20 Juni 2022

Jutta Hecker: Traum der ewigen Schönheit


"Wie ein Donnerschlag bei klarem Himmel fiel die Nachricht von Winckelmanns Tode zwischen uns nieder. Dieser ungeheuere Vorfall tat eine ungeheuere Wirkung; es war wie ein allgemeines Jammern und Wehklagen, und sein frühzeitiger Tod schärfte die Aufmerksamkeit auf den Wert seines Lebens." Mit diesen Worten schildert Goethe den Eindruck, den die Ermordung des berühmten Altertumsforschers Johann Joachim Winckelmann auf ihn ausübte. Diesem Manne, der aus dürftigsten Verhältnissen stammte und zum Begründer der wissenschaftlichen Altertumskunde wurde, wendet sich Jutta Hecker in ihrer romanhaften Biographie zu. Wie in ihren Büchern über Wieland, Eckermann und Liszt vermittelt die bekannte Autorin ein anschauliches Bild des Lebensweges eines großen Deutschen von seiner Kindheit in Stendal bis zu seinem Aufstieg zum Präsidenten der Altertümer Italiens und seinem jähen Ende in Triest.
Jutta Hecker versteht es, dem Leser Winckelmanns Bedeutung für seine Zeit wie für die Gegenwart in einer einfühlsamen und lebendigen Darstellung nahezubringen.

Leseprobe

Alle lachten.

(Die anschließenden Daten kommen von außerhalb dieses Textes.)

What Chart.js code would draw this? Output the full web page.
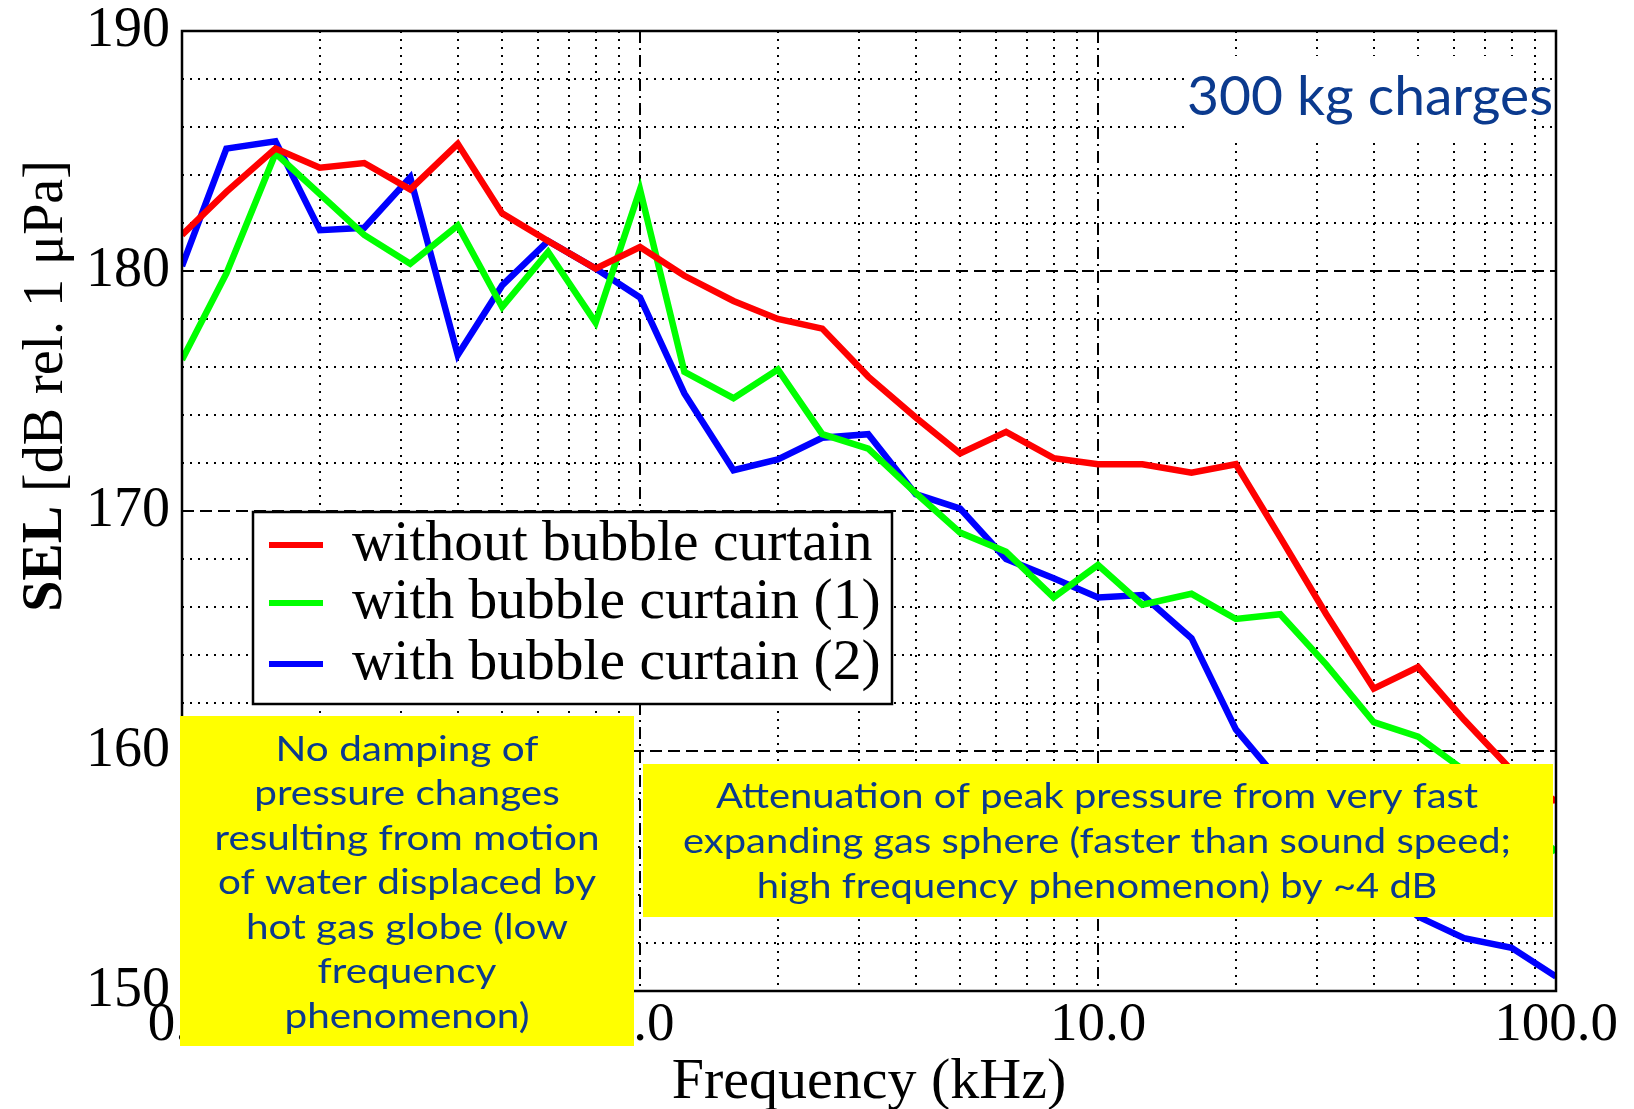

Sie stimmten zu; sie redeten durcheinander, sie hoben die Gläser. Sie waren wie berauscht von Winckelmanns neuem Plan. Welche Tat in die Zukunft hinein. Oh, da war ein Aufbruch, und einer von ihnen ging voran!
Winckelmann sah mit seinen dunklen Augen die begeisterten Gesichter um sich her. Er lächelte undurchsichtig. Dann hob er die bastumwundene Weinflasche an den Mund und trank endlos. Man sah den Adamsapfel auf und nieder gehen. Als er die Flasche absetzte, leckte er sich umständlich und breit über die Lippen. Plötzlich kämmte er sich mit beiden Händen das Haar tief in die Stirn, riß ein Tuch vom Stuhl, schlang es wie einen Mantel um sich, streckte zwei Finger aus dem Umhang, taktierte damit und sang mit hohler Stimme: "Media vita in morte sumus - Mitten wir im Leben sind von dem Tod umfangen!"
Die anderen lächelten verwundert. Die Decke hing bis auf den Marmorfußboden hinab. Und sie erschraken. Welch eine häßliche faunhafte Fratze hatte er doch im Grunde!